Throughout the Our Climate fellowship I have had the opportunity to learn about the Oregon legislative process and speak directly to and establish relationships with lawmakers. The Our Climate Youth Lobby Week was the culmination of weeks of picking apart policy language and sitting in on public hearings. From 12th to the 14th of April, students from around Oregon met with lawmakers over Zoom and discussed specific environmental policy and broad climate justice goals. This legislative session has been particularly tumultuous for every state, and every Senator and Representative that we were able to meet with gave us different insight on how their office was coping with it. Whether that meant sending aides in place of them or discussing the strain of working with partisan colleagues, etc.
- Rae Blackbird / Portland, OR
I attended a professional development workshop hosted by Our Climate leaders. As an upperclassman who will be graduating into a recession, and possibly another pandemic, it was incredibly reassuring to have these resources readily available to me. In this workshop, we learned what content to include, how to highlight our accomplishments, and appropriate formats. It was especially helpful when they performed the resume-building process live on a student and we were able to see how a strong resume was built, start to finish. In the past, I struggled to identify how to improve my resume because I had so few professional resources and connections as the first person in my family to attend school in the United States, but attending this workshop gave me a lot of new insights and confidence in myself. After this, I adjusted my resume and was able to land a summer internship with the Smithsonian Institute, so I highly encourage Our Climate to continue holding professional development events.

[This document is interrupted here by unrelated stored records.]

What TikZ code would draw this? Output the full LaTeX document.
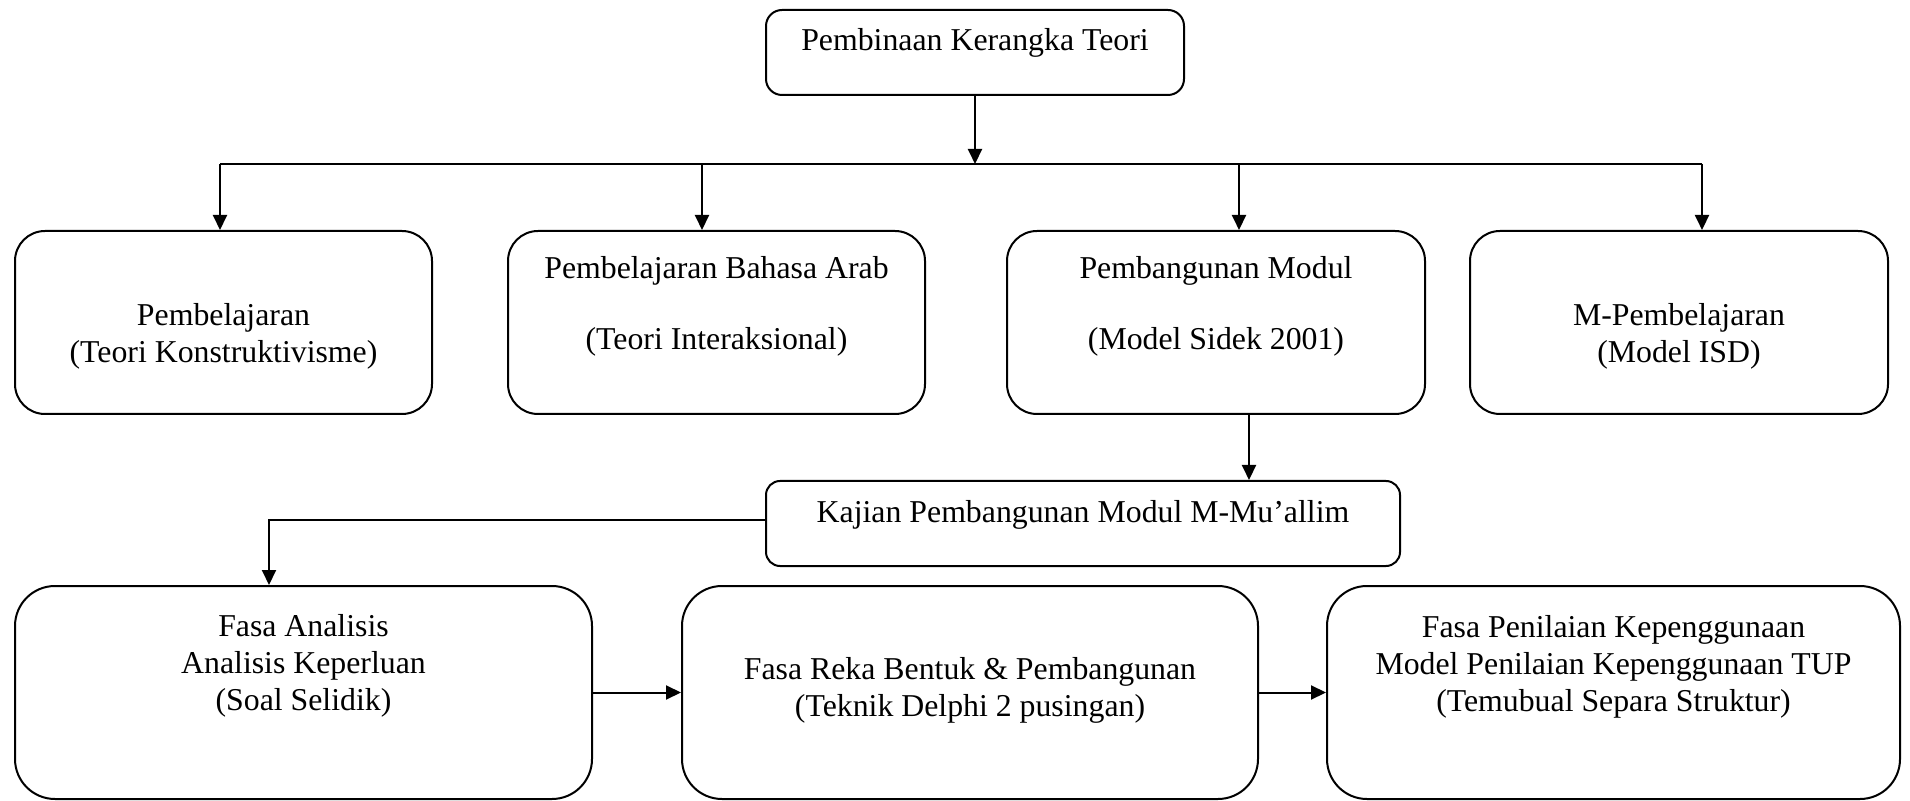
\documentclass[tikz,border=0pt]{standalone}
\usepackage{fontspec}
\setmainfont{Liberation Serif}
\usetikzlibrary{arrows.meta}

\tikzset{
    kotak/.style={draw, line width=1pt, inner sep=0pt, minimum width=#1},
    teks/.style={align=center, inner sep=0pt, font=\fontsize{15.9pt}{18.6pt}\selectfont},
    panah/.style={line width=1pt, -{Triangle[length=7.5pt, width=7pt]}},
}

\begin{document}
\begin{tikzpicture}[x=0.5pt, y=-0.5pt]
    \useasboundingbox (0, 0) rectangle (1910, 801);
    \node[kotak=209pt, minimum height=42.5pt, rounded corners=8pt] (atas) at (975, 52.5) {};
    \node[teks] (tatas) at (975, 43) {Pembinaan Kerangka Teori};

    \node[kotak=208.5pt, minimum height=91.5pt, rounded corners=15pt] (b1) at (223.5, 322.5) {};
    \node[kotak=208.5pt, minimum height=91.5pt, rounded corners=15pt] (b2) at (716.5, 322.5) {};
    \node[kotak=209pt, minimum height=91.5pt, rounded corners=15pt] (b3) at (1216, 322.5) {};
    \node[kotak=209pt, minimum height=91.5pt, rounded corners=15pt] (b4) at (1679, 322.5) {};
    \node[teks] (tb1) at (223.5, 336) {Pembelajaran\\(Teori Konstruktivisme)};
    \node[teks] (tb2) at (716.5, 306) {Pembelajaran Bahasa Arab\\[17pt](Teori Interaksional)};
    \node[teks] (tb3) at (1216, 306) {Pembangunan Modul\\[17pt](Model Sidek 2001)};
    \node[teks] (tb4) at (1679, 336) {M-Pembelajaran\\(Model ISD)};

    \node[kotak=317pt, minimum height=42.5pt, rounded corners=7pt] (kajian) at (1083, 523.5) {};
    \node[teks] (tkajian) at (1083, 515) {Kajian Pembangunan Modul M-Mu’allim};

    \node[kotak=288.5pt, minimum height=106.5pt, rounded corners=20pt] (f1) at (303.5, 692.5) {};
    \node[kotak=288pt, minimum height=106.5pt, rounded corners=20pt] (f2) at (970, 692.5) {};
    \node[kotak=286.5pt, minimum height=106.5pt, rounded corners=20pt] (f3) at (1613.5, 692.5) {};
    \node[teks] (tf1) at (303.5, 666) {Fasa Analisis\\Analisis Keperluan\\(Soal Selidik)};
    \node[teks] (tf2) at (970, 690) {Fasa Reka Bentuk \& Pembangunan\\(Teknik Delphi 2 pusingan)};
    \node[teks] (tf3) at (1613.5, 667) {Fasa Penilaian Kepenggunaan\\Model Penilaian Kepenggunaan TUP\\(Temubual Separa Struktur)};

    \coordinate (cabang) at (975, 164);
    \coordinate (t1) at (220, 164);
    \coordinate (t2) at (702, 164);
    \coordinate (t3) at (1239, 164);
    \coordinate (t4) at (1702, 164);
    \coordinate (k) at (1249, 414);
    \coordinate (turun) at (269, 520);

    \draw[panah] (atas) -- (cabang);
    \draw[line width=1pt] (t1) -- (t4);
    \foreach \i in {1,...,4}
        \draw[panah] (t\i) -- (t\i |- b\i.north);
    \draw[panah] (k) -- (k |- kajian.north);
    \draw[panah] (kajian.west |- turun) -- (turun) -- (turun |- f1.north);
    \draw[panah] (f1) -- (f2);
    \draw[panah] (f2) -- (f3);
\end{tikzpicture}
\end{document}
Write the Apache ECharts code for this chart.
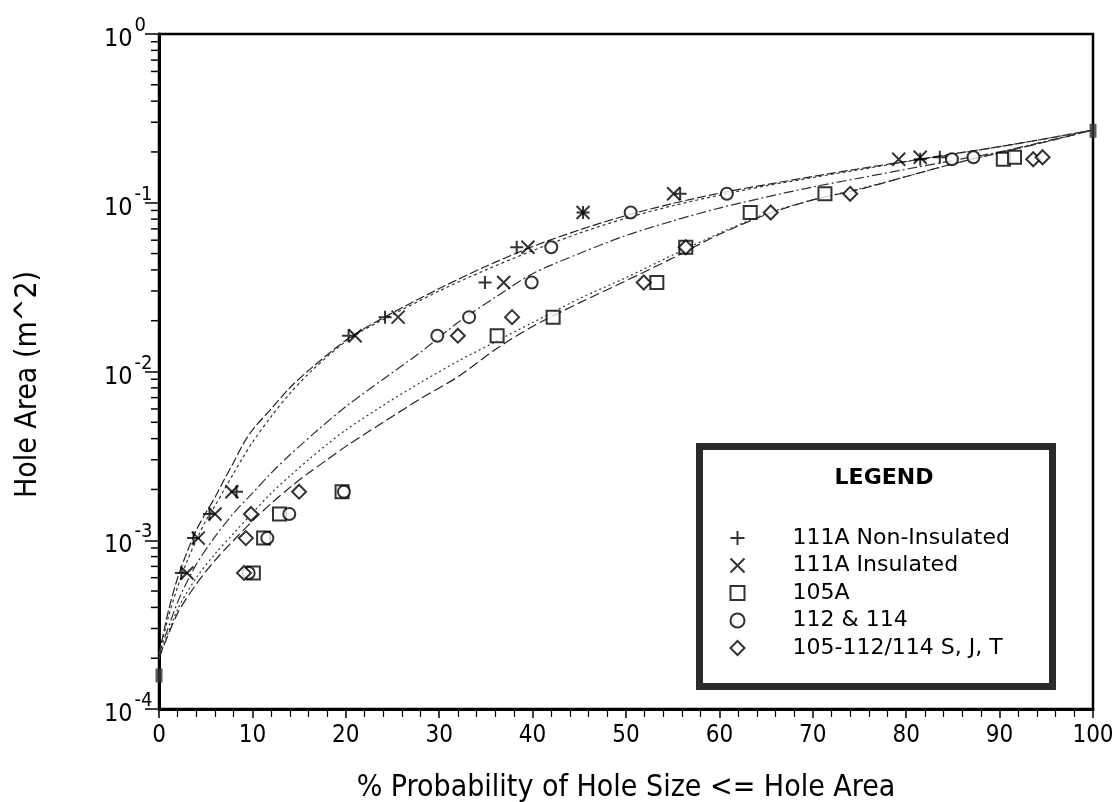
<!DOCTYPE html>
<html>
<head>
<meta charset="utf-8">
<script src="https://cdn.jsdelivr.net/npm/echarts@6/dist/echarts.min.js"></script>
<style>
  html, body { margin: 0; padding: 0; background: #fff; }
  #chart { width: 1118px; height: 802px; }
</style>
</head>
<body>
<div id="chart"></div>
<script>
// Hole-area classes (m^2), shared by every car group
const holeAreas = [6.4e-4, 1.03e-3, 1.43e-3, 1.94e-3, 1.63e-2, 2.1e-2, 3.37e-2, 5.45e-2, 8.75e-2, 0.113, 0.181, 0.186];

// Cumulative probability (%) of each hole-area class, per car group
const pct111ANonIns = [2.4, 3.7, 5.4, 8.3, 20.3, 24.2, 34.9, 38.3, 45.4, 55.8, 81.5, 83.6];
const pct111AIns    = [3.0, 4.2, 6.0, 7.8, 21.0, 25.6, 36.9, 39.5, 45.4, 55.1, 79.2, 81.5];
const pct105A       = [10.1, 11.2, 12.9, 19.6, 36.2, 42.2, 53.3, 56.4, 63.3, 71.3, 90.4, 91.6];
const pct112114     = [9.6, 11.6, 13.95, 19.8, 29.8, 33.2, 39.9, 42.0, 50.5, 60.8, 84.9, 87.2];
const pctSJT        = [9.1, 9.3, 9.85, 15.0, 32.0, 37.8, 51.9, 56.4, 65.5, 74.0, 93.6, 94.6];

// End anchors of the fitted distributions
const anchorPct  = [0, 100];
const anchorArea = [1.58e-4, 0.267];

// Fitted distribution curves (percent, area)
const fit111ANonInsPct  = [0, 1, 2, 3, 4, 5, 6, 7, 8, 9, 10, 12, 14, 16.5, 20.5, 24.5, 30, 35, 40, 45, 50, 55, 60, 65, 70, 75, 80, 85, 90, 95, 100];
const fit111ANonInsArea = [2.1e-4, 3.8e-4, 6.0e-4, 8.5e-4, 1.15e-3, 1.45e-3, 1.8e-3, 2.3e-3, 2.9e-3, 3.7e-3, 4.5e-3, 6.0e-3, 8.0e-3, 1.07e-2, 1.6e-2, 2.15e-2, 3.1e-2, 4.2e-2, 5.5e-2, 6.9e-2, 8.4e-2, 0.099, 0.114, 0.128, 0.143, 0.159, 0.176, 0.195, 0.215, 0.24, 0.27];

const fit111AInsPct  = [0, 1, 2, 3, 4, 5, 6, 7, 8, 9, 10, 12, 14, 16.5, 20.5, 24.5, 30, 35, 40, 45, 50, 55, 60, 65, 70, 75, 80, 85, 90, 95, 100];
const fit111AInsArea = [2.1e-4, 3.5e-4, 5.3e-4, 7.5e-4, 1.0e-3, 1.3e-3, 1.6e-3, 2.0e-3, 2.5e-3, 3.1e-3, 3.8e-3, 5.4e-3, 7.4e-3, 1.03e-2, 1.58e-2, 2.1e-2, 3.0e-2, 4.0e-2, 5.2e-2, 6.6e-2, 8.1e-2, 0.096, 0.111, 0.126, 0.141, 0.157, 0.175, 0.194, 0.215, 0.24, 0.27];

const fit112114Pct  = [0, 2, 4, 6, 8, 10, 12, 14, 17, 20, 24, 28, 32, 36, 40, 45, 50, 55, 60, 65, 70, 75, 80, 85, 90, 95, 100];
const fit112114Area = [2.1e-4, 4.3e-4, 7.2e-4, 1.05e-3, 1.45e-3, 1.9e-3, 2.5e-3, 3.2e-3, 4.5e-3, 6.2e-3, 9.0e-3, 1.3e-2, 1.95e-2, 2.75e-2, 3.8e-2, 5.0e-2, 6.4e-2, 7.8e-2, 9.3e-2, 0.108, 0.124, 0.14, 0.158, 0.178, 0.2, 0.232, 0.27];

const fit105APct  = [0, 2, 4, 6, 8, 10, 12, 14, 16, 18, 20, 24, 28, 32, 36, 40, 45, 50, 55, 60, 65, 70, 75, 80, 85, 90, 95, 100];
const fit105AArea = [2.0e-4, 3.7e-4, 5.5e-4, 7.6e-4, 1.0e-3, 1.3e-3, 1.65e-3, 2.05e-3, 2.5e-3, 3.0e-3, 3.6e-3, 5.0e-3, 6.9e-3, 9.3e-3, 1.35e-2, 1.85e-2, 2.55e-2, 3.45e-2, 4.7e-2, 6.5e-2, 8.5e-2, 0.104, 0.12, 0.143, 0.17, 0.198, 0.23, 0.27];

const fitSJTPct  = [0, 2, 4, 6, 8, 10, 12, 14, 16, 18, 20, 24, 28, 32, 36, 40, 45, 50, 55, 60, 65, 70, 75, 80, 85, 90, 95, 100];
const fitSJTArea = [2.0e-4, 3.9e-4, 6.0e-4, 8.3e-4, 1.1e-3, 1.45e-3, 1.9e-3, 2.4e-3, 3.0e-3, 3.7e-3, 4.5e-3, 6.3e-3, 8.6e-3, 1.15e-2, 1.5e-2, 1.95e-2, 2.7e-2, 3.6e-2, 4.9e-2, 6.6e-2, 8.6e-2, 0.104, 0.121, 0.143, 0.17, 0.198, 0.23, 0.27];

// Axis decorations
const xTicks = [0, 10, 20, 30, 40, 50, 60, 70, 80, 90, 100];
const decades = [-4, -3, -2, -1];
const minorSteps = [2, 3, 4, 5, 6, 7, 8, 9];

const names = ['111A Non-Insulated', '111A Insulated', '105A', '112 & 114', '105-112/114 S, J, T'];

const condensed = "'DejaVu Sans Condensed', 'Liberation Sans Narrow', 'Roboto Condensed', 'Noto Sans', sans-serif";
const legendFont = "'DejaVu Sans', sans-serif";

const zip = (xs, ys) => xs.map((x, i) => [x, ys[i]]);

const minorTickValues = [];
decades.forEach(d => minorSteps.forEach(m => minorTickValues.push([0, m * Math.pow(10, d)])));

const plusPath = 'path://M0,5L10,5M5,0L5,10';
const crossPath = 'path://M0,0L10,10M10,0L0,10';

const markerStyle = { color: '#fff', borderColor: '#000', borderWidth: 2 };
const strokeOnly = { color: 'none', borderColor: '#000', borderWidth: 2 };

function fitLine(name, data, dash, color, width) {
  return {
    name: name, type: 'line', data: data, smooth: 0.3, symbol: 'none', silent: true,
    lineStyle: { color: color, width: width || 1.2, type: dash }, z: 2
  };
}

const chart = echarts.init(document.getElementById('chart'), null, { renderer: 'canvas' });

chart.setOption({
  animation: false,
  backgroundColor: '#fff',
  grid: { left: 159, right: 25, top: 34, bottom: 93, outerBoundsMode: 'none',
    show: true, borderColor: '#000', borderWidth: 2.5, backgroundColor: 'transparent' },
  xAxis: {
    type: 'value', min: 0, max: 100, interval: 10,
    name: '% Probability of Hole Size <= Hole Area',
    nameLocation: 'middle', nameGap: 64,
    nameTextStyle: { fontFamily: condensed, fontSize: 30, color: '#000' },
    axisLine: { show: true, lineStyle: { color: '#000', width: 3 } },
    axisTick: { show: true, length: 9, lineStyle: { color: '#000', width: 1.5 } },
    minorTick: { show: true, splitNumber: 5, length: 8, lineStyle: { color: '#000', width: 1.2 } },
    splitLine: { show: false },
    axisLabel: { margin: 15, fontFamily: condensed, fontSize: 24, color: '#000',
      formatter: v => xTicks.includes(v) ? String(v) : '' }
  },
  yAxis: {
    type: 'log', logBase: 10, min: 1e-4, max: 1,
    name: 'Hole Area (m^2)',
    nameLocation: 'middle', nameGap: 116, nameRotate: 90,
    nameTextStyle: { fontFamily: condensed, fontSize: 30, color: '#000', padding: [0, 26, 0, 0] },
    axisLine: { show: true, lineStyle: { color: '#000', width: 3 } },
    axisTick: { show: true, length: 14, lineStyle: { color: '#000', width: 1.5 } },
    splitLine: { show: false },
    axisLabel: {
      align: 'left', margin: 55,
      formatter: v => '{b|10}{e|' + Math.round(Math.log10(v)) + '}',
      rich: {
        b: { fontFamily: condensed, fontSize: 25, lineHeight: 36, verticalAlign: 'bottom', color: '#000' },
        e: { fontFamily: condensed, fontSize: 20, lineHeight: 20, verticalAlign: 'top', color: '#000', padding: [0, 0, 0, 2] }
      }
    }
  },
  legend: {
    data: names, orient: 'vertical', left: 723, top: 522,
    itemWidth: 14, itemHeight: 14, itemGap: 5.5, selectedMode: false,
    textStyle: { fontFamily: legendFont, fontSize: 22, lineHeight: 22, color: '#000', padding: [0, 0, 0, 43] },
    z: 5
  },
  graphic: [
    { type: 'rect', z: 3, shape: { x: 699.5, y: 446.5, width: 353, height: 240 },
      style: { fill: '#fff', stroke: '#2b2b2b', lineWidth: 7 } },
    { type: 'text', z: 4, x: 884, y: 478,
      style: { text: 'LEGEND', font: "bold 22px 'DejaVu Sans', sans-serif", fill: '#000', align: 'center', verticalAlign: 'middle' } }
  ],
  series: [
    fitLine('fit 111A Non-Insulated', zip(fit111ANonInsPct, fit111ANonInsArea), [9, 3], '#222'),
    fitLine('fit 111A Insulated', zip(fit111AInsPct, fit111AInsArea), [3, 3], '#333'),
    fitLine('fit 105A', zip(fit105APct, fit105AArea), [10, 4], '#222'),
    fitLine('fit 112 & 114', zip(fit112114Pct, fit112114Area), [10, 3, 2, 3], '#333'),
    fitLine('fit 105-112/114 S, J, T', zip(fitSJTPct, fitSJTArea), [2, 3], '#333'),
    {
      name: 'minor ticks', type: 'custom', silent: true, clip: false, z: 6,
      data: minorTickValues,
      renderItem: (params, api) => {
        const p = api.coord([0, api.value(1)]);
        return { type: 'line', shape: { x1: p[0] - 8, y1: p[1], x2: p[0], y2: p[1] },
          style: { stroke: '#000', lineWidth: 1.5 } };
      }
    },
    { name: 'anchors', type: 'scatter', data: zip(anchorPct, anchorArea), symbol: 'rect', symbolSize: [7, 14],
      itemStyle: { color: '#333' }, z: 4, clip: false, silent: true },
    { name: names[0], type: 'scatter', data: zip(pct111ANonIns, holeAreas), symbol: plusPath, symbolSize: 13,
      itemStyle: strokeOnly, z: 5, silent: true },
    { name: names[1], type: 'scatter', data: zip(pct111AIns, holeAreas), symbol: crossPath, symbolSize: 13,
      itemStyle: strokeOnly, z: 5, silent: true },
    { name: names[2], type: 'scatter', data: zip(pct105A, holeAreas), symbol: 'rect', symbolSize: 13,
      itemStyle: markerStyle, z: 5, silent: true },
    { name: names[3], type: 'scatter', data: zip(pct112114, holeAreas), symbol: 'circle', symbolSize: 12,
      itemStyle: markerStyle, z: 5, silent: true },
    { name: names[4], type: 'scatter', data: zip(pctSJT, holeAreas), symbol: 'diamond', symbolSize: 14,
      itemStyle: markerStyle, z: 5, silent: true }
  ]
});
</script>
</body>
</html>
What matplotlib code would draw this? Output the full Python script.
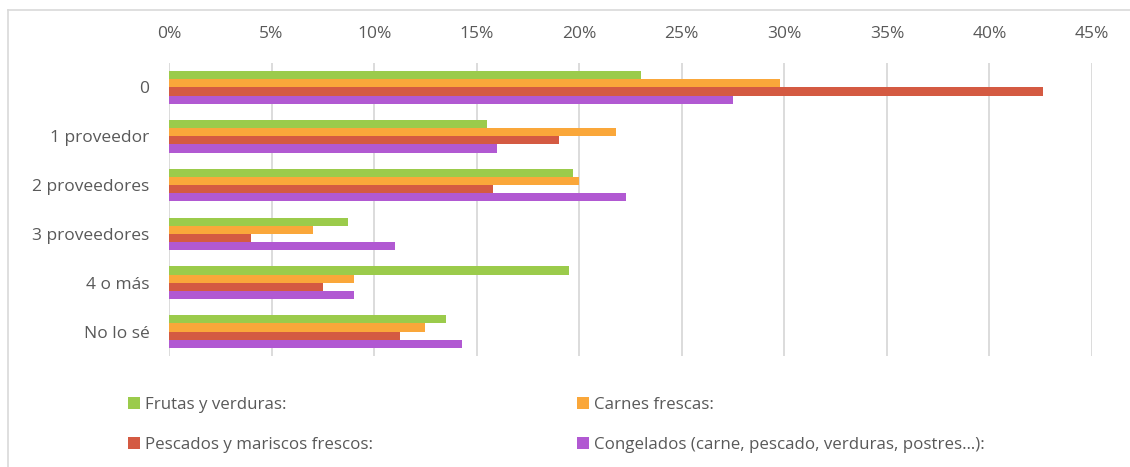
import matplotlib
matplotlib.use("Agg")
import matplotlib.pyplot as plt
from matplotlib.patches import Patch
from matplotlib.lines import Line2D
import numpy as np

categories = ["0", "1 proveedor", "2 proveedores", "3 proveedores", "4 o más", "No lo sé"]
series_names = ["Frutas y verduras:", "Carnes frescas:", "Pescados y mariscos frescos:",
                "Congelados (carne, pescado, verduras, postres…):"]
frutas = [23.0, 15.5, 19.7, 8.75, 19.5, 13.5]
carnes = [29.8, 21.8, 20.0, 7.0, 9.0, 12.5]
pescados = [42.6, 19.0, 15.8, 4.0, 7.5, 11.25]
congelados = [27.5, 16.0, 22.3, 11.0, 9.0, 14.3]
x_ticks = [0, 5, 10, 15, 20, 25, 30, 35, 40, 45]

colors = ["#9BCB4B", "#FAA73A", "#D45A42", "#B159D2"]
text_color = "#595959"
grid_color = "#D9D9D9"

plt.rcParams['font.family'] = ['Open Sans', 'DejaVu Sans']

fig = plt.figure(figsize=(11.3, 4.67), dpi=100)
ax = fig.add_axes([169/1130, 1-356/467, (1092-169)/1130, (356-63)/467])

data = [frutas, carnes, pescados, congelados]
n = len(categories)
y = np.arange(n)
bh = 0.168
for i, (vals, c) in enumerate(zip(data, colors)):
    ax.barh(y + (i - 1.5) * bh, vals, height=bh, color=c, label=series_names[i], zorder=3)

ax.set_xlim(0, 45)
ax.set_ylim(n - 0.5, -0.5)
ax.set_xticks(x_ticks)
ax.set_xticklabels([f"{t}%" for t in x_ticks])
ax.xaxis.tick_top()
ax.set_yticks(y)
ax.set_yticklabels(categories)
ax.tick_params(axis='both', length=0, colors=text_color, labelsize=12.5)
ax.tick_params(axis='x', pad=15)
ax.tick_params(axis='y', pad=14)
ax.grid(axis='x', color=grid_color, linewidth=1.3, zorder=0)
for s in ax.spines.values():
    s.set_visible(False)

# chart border (top & left visible)
fig.add_artist(Line2D([7.5/1130, 1.0], [1-10/467, 1-10/467], color=grid_color, linewidth=1.2))
fig.add_artist(Line2D([7.5/1130, 7.5/1130], [0, 1-10/467], color=grid_color, linewidth=1.2))

handles = [Patch(facecolor=c) for c in colors]
leg_kw = dict(frameon=False, fontsize=12.2, labelcolor=text_color, handlelength=0.7,
              handleheight=0.7, handletextpad=0.3, labelspacing=1.4, borderaxespad=0,
              borderpad=0)
leg1 = fig.legend([handles[0], handles[2]], [series_names[0], series_names[2]],
                  loc="upper left", bbox_to_anchor=(128/1130, 1-397/467), **leg_kw)
leg2 = fig.legend([handles[1], handles[3]], [series_names[1], series_names[3]],
                  loc="upper left", bbox_to_anchor=(577/1130, 1-397/467), **leg_kw)

fig.savefig("out.png", dpi=100)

- Ania Ty, Oregon State University
University of Oregon’s OSPIRG students held a Youth Climate Summit on Earth Day. Attendees had the opportunity to hear from guest speakers, Isaac Vergun from Youth V. Gov and NAACP Lane County’s Aimee Okotie, then attend breakout rooms hosted by BRING recycling, Our Climate, EWEB, Fossil Fuel Eugene, and Beyond Toxics. Our Climate presented a slideshow on climate change, environmental injustice, and intersectionality and guided participants through a discussion. The goal was to create an interactive breakout room that got everyone thinking beyond the discussion questions. Throughout the discussion, participants shared their personal experiences not only with climate change, but as well their experiences with social justice issues. Many students felt passionate about the discussion topics because they have been impacted by these issues. I enjoyed that the participants asked questions about our work, and why we do what we do. There was a lot of conversation around environmental racism and intersectionality. My favorite part was seeing everyone take a step back to really think about their experiences.
- Tia Butler, Salem, OR
During the month of April I had the opportunity to facilitate and attend lobby days organized by Our Climate and our partners. While attending the Oregon Clean Energy Opportunity Campaign’s lobby day, I spoke directly with Senator Michael Dembrow about the Healthy Homes Bill ( HB 2842) advocating for it to be passed. During our conversation, I shared my experience during last summer’s wildfires when I had to temporarily leave my home due to poor indoor air quality. In giving my testimony for the bill and providing a personal connection to the impact this bill could have had on me, I found that this was the best way for me to resonate with the legislative process and legislation as a whole. My initial conceptions of legislation as prescriptive and impersonal were not necessarily wrong, but this lobby day event allowed me to see an alternative to an otherwise apathetic legislative process. During this short meeting, I was also exposed to the importance of the Stack method where frontline communities are given priority in providing testimony and speaking to their lawmakers. I learned that as a legislative fellow and youth team involved in policy, it is not only my responsibility to lobby my lawmakers but to facilitate conversation between lawmakers and their constituents to ease the discomfort that often accompanies these meetings. With that comes developing trauma informed spaces which I hope to see and introduce more of into the hearing process for legislation. During my fellowship, I was also able to attend Is it Hot Enough for Ya and listen in on discussions between OC youth and professionals involved in various degrees with human interaction with the environment and climate. For me, these discussions were a look into the career of environmental organizing. This helped me see both how people sustain themselves financially and mentally in environmental advocacy and how I can take the skills I’ve developed in this fellowship and transfer them to other aspects of my life whether it be through a career or continuing as a community organizer.